## Posts tagged ‘alphametic’

### Is Your Gödel Too Tight?

I don’t care what Stevie Nicks says, thunder does not only happen when it’s raining. And sorry, Kelly Clarkson, I’m not standing at your door because I’m sorry.

Logical fallacies are rampant in song lyrics. (Don’t even get me started.) I’m therefore hopeful that you won’t attempt to channel your inner songwriter while trying to solve the following logic puzzles, arranged roughly in order of difficulty.

**Here’s Looking at You**

Jack is looking at Anne, and Anne is looking at George. Jack is married, George is not. Is a married person looking at an unmarried person?

**Beer is Proof that God Loves Us**

Three people walk into a bar, and the bartender asks, “Would all of you like a beer?” The first says, “I don’t know.” The second says, “I don’t know.” The third emphatically replies, “Yes!”

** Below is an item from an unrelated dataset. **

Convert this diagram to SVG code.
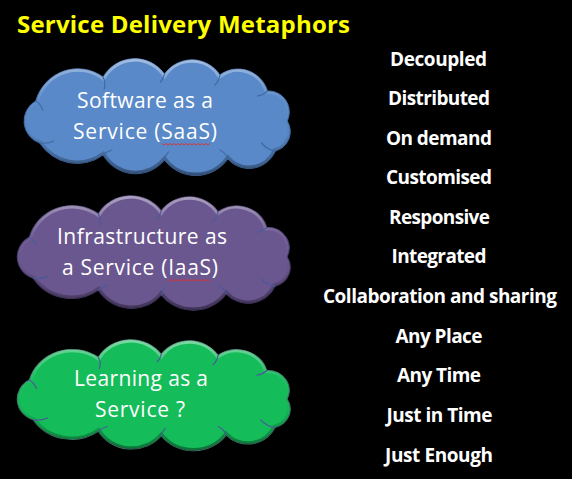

Why was the third one able to respond in the affirmative?

**Five to the Third**

A five-digit number is equal to the sum of its digits raised to the third power. Alphametically,

*CU**BED* = (*C* + *U* + *B* + *E* + *D*)^{3}

What is the five-digit number?

**Martin Gardner’s Children**

I ran into an old friend, and I asked about her family. “How old are your three kids now?”

She said the product of their ages was 36. I replied, “Sorry, I still don’t know how old they are.”

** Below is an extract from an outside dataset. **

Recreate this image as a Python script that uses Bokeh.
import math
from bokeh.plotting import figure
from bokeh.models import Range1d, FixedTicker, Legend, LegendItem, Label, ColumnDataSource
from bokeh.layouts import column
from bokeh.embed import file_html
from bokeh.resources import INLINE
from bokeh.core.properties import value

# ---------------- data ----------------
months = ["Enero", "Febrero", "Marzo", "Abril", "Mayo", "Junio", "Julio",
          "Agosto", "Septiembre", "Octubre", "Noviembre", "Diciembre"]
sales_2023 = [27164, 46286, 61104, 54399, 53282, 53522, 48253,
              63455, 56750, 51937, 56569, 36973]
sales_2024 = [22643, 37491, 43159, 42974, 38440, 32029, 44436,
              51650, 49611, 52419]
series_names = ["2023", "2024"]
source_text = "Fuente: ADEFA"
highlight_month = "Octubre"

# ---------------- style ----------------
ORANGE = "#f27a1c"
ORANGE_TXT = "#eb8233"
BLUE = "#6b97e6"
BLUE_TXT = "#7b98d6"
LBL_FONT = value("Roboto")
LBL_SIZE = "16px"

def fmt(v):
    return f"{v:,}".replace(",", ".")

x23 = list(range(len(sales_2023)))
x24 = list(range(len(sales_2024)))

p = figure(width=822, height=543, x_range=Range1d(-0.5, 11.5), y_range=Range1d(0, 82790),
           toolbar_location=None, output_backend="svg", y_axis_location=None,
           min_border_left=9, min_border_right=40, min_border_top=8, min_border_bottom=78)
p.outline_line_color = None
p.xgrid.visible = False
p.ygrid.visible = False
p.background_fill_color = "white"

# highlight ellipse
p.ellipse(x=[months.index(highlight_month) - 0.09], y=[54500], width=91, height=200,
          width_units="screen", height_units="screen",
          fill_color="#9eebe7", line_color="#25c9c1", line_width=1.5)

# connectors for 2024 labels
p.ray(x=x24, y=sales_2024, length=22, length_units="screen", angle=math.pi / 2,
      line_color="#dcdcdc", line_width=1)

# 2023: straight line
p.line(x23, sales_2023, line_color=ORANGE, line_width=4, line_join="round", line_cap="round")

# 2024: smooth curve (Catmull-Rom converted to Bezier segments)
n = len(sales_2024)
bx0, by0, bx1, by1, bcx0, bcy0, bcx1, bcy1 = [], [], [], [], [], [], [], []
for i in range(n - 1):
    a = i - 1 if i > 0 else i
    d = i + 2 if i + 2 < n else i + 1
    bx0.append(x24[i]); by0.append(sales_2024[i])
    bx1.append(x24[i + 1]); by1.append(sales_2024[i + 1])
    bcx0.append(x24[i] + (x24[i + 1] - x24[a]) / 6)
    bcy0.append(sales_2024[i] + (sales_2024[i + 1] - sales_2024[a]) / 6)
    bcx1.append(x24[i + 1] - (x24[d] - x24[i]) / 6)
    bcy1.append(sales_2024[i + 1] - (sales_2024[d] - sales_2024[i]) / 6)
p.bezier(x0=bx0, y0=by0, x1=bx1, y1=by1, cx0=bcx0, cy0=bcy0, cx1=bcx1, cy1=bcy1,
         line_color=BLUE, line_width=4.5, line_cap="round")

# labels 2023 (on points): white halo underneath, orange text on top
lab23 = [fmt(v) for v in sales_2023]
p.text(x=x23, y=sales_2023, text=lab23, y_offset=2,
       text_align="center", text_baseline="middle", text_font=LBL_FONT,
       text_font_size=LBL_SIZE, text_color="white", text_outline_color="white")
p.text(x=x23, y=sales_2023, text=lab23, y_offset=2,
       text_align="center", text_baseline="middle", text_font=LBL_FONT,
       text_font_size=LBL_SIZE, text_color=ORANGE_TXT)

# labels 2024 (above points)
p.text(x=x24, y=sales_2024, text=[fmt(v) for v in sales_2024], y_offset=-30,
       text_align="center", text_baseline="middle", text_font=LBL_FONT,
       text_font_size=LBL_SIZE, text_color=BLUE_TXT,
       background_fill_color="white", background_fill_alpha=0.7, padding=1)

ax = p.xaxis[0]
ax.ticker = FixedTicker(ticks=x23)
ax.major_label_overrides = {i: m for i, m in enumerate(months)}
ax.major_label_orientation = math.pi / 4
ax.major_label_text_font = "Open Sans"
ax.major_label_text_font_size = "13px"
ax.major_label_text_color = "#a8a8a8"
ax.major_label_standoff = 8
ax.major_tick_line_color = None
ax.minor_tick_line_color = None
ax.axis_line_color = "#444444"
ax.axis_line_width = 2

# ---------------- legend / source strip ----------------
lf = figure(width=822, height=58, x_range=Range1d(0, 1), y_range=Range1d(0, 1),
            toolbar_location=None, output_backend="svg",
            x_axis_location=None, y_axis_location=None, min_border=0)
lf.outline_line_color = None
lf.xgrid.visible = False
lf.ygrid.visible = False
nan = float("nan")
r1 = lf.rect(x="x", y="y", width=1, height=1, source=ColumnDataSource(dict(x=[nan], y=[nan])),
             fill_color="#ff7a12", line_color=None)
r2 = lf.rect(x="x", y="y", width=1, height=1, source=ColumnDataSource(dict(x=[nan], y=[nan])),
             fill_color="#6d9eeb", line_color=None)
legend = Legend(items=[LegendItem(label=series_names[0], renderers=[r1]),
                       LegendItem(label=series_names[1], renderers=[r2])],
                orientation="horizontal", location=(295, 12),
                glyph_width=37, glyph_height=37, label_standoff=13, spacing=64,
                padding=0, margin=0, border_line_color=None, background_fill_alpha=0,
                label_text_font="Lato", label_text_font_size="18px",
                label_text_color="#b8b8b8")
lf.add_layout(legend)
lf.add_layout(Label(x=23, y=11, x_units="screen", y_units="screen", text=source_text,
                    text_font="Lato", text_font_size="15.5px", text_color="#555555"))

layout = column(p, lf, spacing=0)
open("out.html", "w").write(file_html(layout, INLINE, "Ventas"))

She then said, “Well, the sum of their ages is the same as the house number across the street.”

“I’m sorry,” I said. “I still don’t know how old they are.”

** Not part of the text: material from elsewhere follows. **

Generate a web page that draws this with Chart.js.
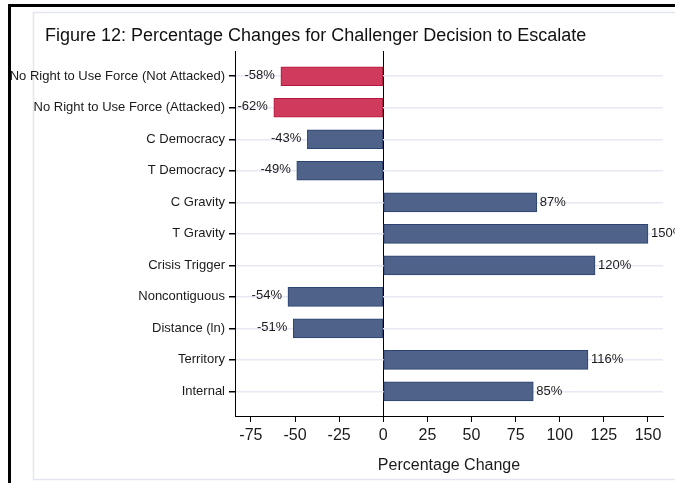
<!DOCTYPE html>
<html>
<head>
<meta charset="utf-8">
<script src="https://cdn.jsdelivr.net/npm/chart.js@4"></script>
<style>
  html, body { margin: 0; padding: 0; background: #fff; }
  #wrap { width: 675px; height: 483px; position: relative; }
  #title {
    position: absolute; left: 45px; top: 24px;
    font: 18px 'Liberation Sans', Arial, sans-serif; color: #111;
    white-space: nowrap; line-height: 22px;
  }
</style>
</head>
<body>
<div id="wrap">
  <canvas id="chart" width="675" height="483"></canvas>
  <div id="title">Figure 12: Percentage Changes for Challenger Decision to Escalate</div>
</div>
<script>
// categories, top to bottom
const categories = [
    'No Right to Use Force (Not Attacked)',
    'No Right to Use Force (Attacked)',
    'C Democracy',
    'T Democracy',
    'C Gravity',
    'T Gravity',
    'Crisis Trigger',
    'Noncontiguous',
    'Distance (ln)',
    'Territory',
    'Internal'
];
// percentage change for each category
const pctChange = [-58, -62, -43, -49, 87, 150, 120, -54, -51, 116, 85];
const xTicks = [-75, -50, -25, 0, 25, 50, 75, 100, 125, 150];

const FONT = "'Liberation Sans', Arial, sans-serif";
const BLUE = '#4f6289';
const BLUE_EDGE = '#2a4370';
const RED = '#d03a5c';
const RED_EDGE = '#b0183f';

const isForce = categories.map(c => c.startsWith('No Right'));

// black outer border and light inner frame
const framePlugin = {
    id: 'frame',
    beforeDraw(chart) {
        const ctx = chart.ctx;
        ctx.save();
        ctx.fillStyle = '#fff';
        ctx.fillRect(0, 0, chart.width, chart.height);
        ctx.strokeStyle = '#e3e6f0';
        ctx.lineWidth = 1.5;
        ctx.strokeRect(33.5, 12.5, 700, 467);
        ctx.fillStyle = '#000';
        ctx.fillRect(8, 4, chart.width, 3);
        ctx.fillRect(8, 4, 3, chart.height);
        ctx.restore();
    }
};

// value labels at bar ends
const barLabels = {
    id: 'barLabels',
    afterDatasetsDraw(chart) {
        const ctx = chart.ctx;
        const meta = chart.getDatasetMeta(0);
        ctx.save();
        ctx.font = '13px ' + FONT;
        ctx.fillStyle = '#1a1a1a';
        ctx.textBaseline = 'middle';
        meta.data.forEach((bar, i) => {
            const v = pctChange[i];
            if (v < 0) {
                ctx.textAlign = 'right';
                ctx.fillText(v + '%', bar.x - 6, bar.y - 1);
            } else {
                ctx.textAlign = 'left';
                ctx.fillText(v + '%', bar.x + 3, bar.y);
            }
        });
        ctx.restore();
    }
};

new Chart(document.getElementById('chart'), {
    type: 'bar',
    data: {
        datasets: [{
            data: pctChange.map((v, i) => ({ x: v, y: i })),
            backgroundColor: isForce.map(f => f ? RED : BLUE),
            borderColor: isForce.map(f => f ? RED_EDGE : BLUE_EDGE),
            borderWidth: 1,
            borderSkipped: false,
            barThickness: 19
        }]
    },
    options: {
        indexAxis: 'y',
        responsive: false,
        animation: false,
        layout: { padding: { left: 4, right: 12, top: 51, bottom: 0 } },
        plugins: {
            legend: { display: false },
            tooltip: { enabled: false },
            title: { display: false }
        },
        scales: {
            x: {
                type: 'linear',
                min: -84,
                max: 158.5,
                afterBuildTicks: s => { s.ticks = xTicks.map(v => ({ value: v })); },
                afterFit: s => { s.height = 67; },
                border: { display: true, color: '#000', width: 1 },
                grid: {
                    drawOnChartArea: true,
                    color: c => c.tick && c.tick.value === 0 ? '#000' : 'rgba(0,0,0,0)',
                    tickColor: '#000',
                    tickLength: 6,
                    lineWidth: 1
                },
                ticks: {
                    color: '#1a1a1a',
                    font: { family: FONT, size: 16 },
                    padding: 4,
                    maxRotation: 0
                },
                title: {
                    display: true,
                    text: 'Percentage Change',
                    color: '#1a1a1a',
                    font: { family: FONT, size: 16 },
                    padding: { top: 0, bottom: 8 }
                }
            },
            y: {
                type: 'linear',
                reverse: true,
                offset: false,
                min: -0.8,
                max: 10.78,
                afterBuildTicks: s => { s.ticks = categories.map((c, i) => ({ value: i })); },
                afterFit: s => { s.width = 235 - 4; },
                border: { display: true, color: '#000', width: 1 },
                grid: {
                    offset: false,
                    color: '#e6e9f3',
                    tickColor: '#000',
                    tickLength: 6,
                    lineWidth: 1.5
                },
                ticks: {
                    color: '#1a1a1a',
                    font: { family: FONT, size: 13 },
                    padding: 4,
                    callback: v => categories[v]
                }
            }
        }
    },
    plugins: [framePlugin, barLabels]
});
</script>
</body>
</html>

Finally, she told me that the oldest one has red hair, and I finally realized their ages.

How old are my friend’s children?

**If At First You Don’t Succeed…**

If you take a positive integer, multiply its digits to obtain a second number, multiply all of the digits of the second number to obtain a third number, and so on, the *persistence* of a number is the number of steps required to reduce it to a single-digit number by repeating this process. For example, 77 has a persistence of four because it requires four steps to reduce it to a single digit: 77-49-36-18-8. The smallest number of persistence one is 10, the smallest of persistence two is 25, the smallest of persistence three is 39, and the smaller of persistence four is 77.

What is the smallest number of persistence five?

**The Hardest Logic Puzzle Ever**

Three gods A, B, and C are called, in no particular order, True, False, and Random. True always speaks truly, False always speaks falsely, but whether Random speaks truly or falsely is a completely random matter. Your task is to determine the identities of A, B, and C by asking three yes-no questions; each question must be put to exactly one god. The gods understand English, but will answer all questions in their own language, in which the words for *yes* and *no* are *da* and *ja*, in some order. You do not know which word means which.

(This puzzle is attributed to Raymond Smullyan, but the twist of not knowing which word means which was apparently added by computer scientist John McCarthy.)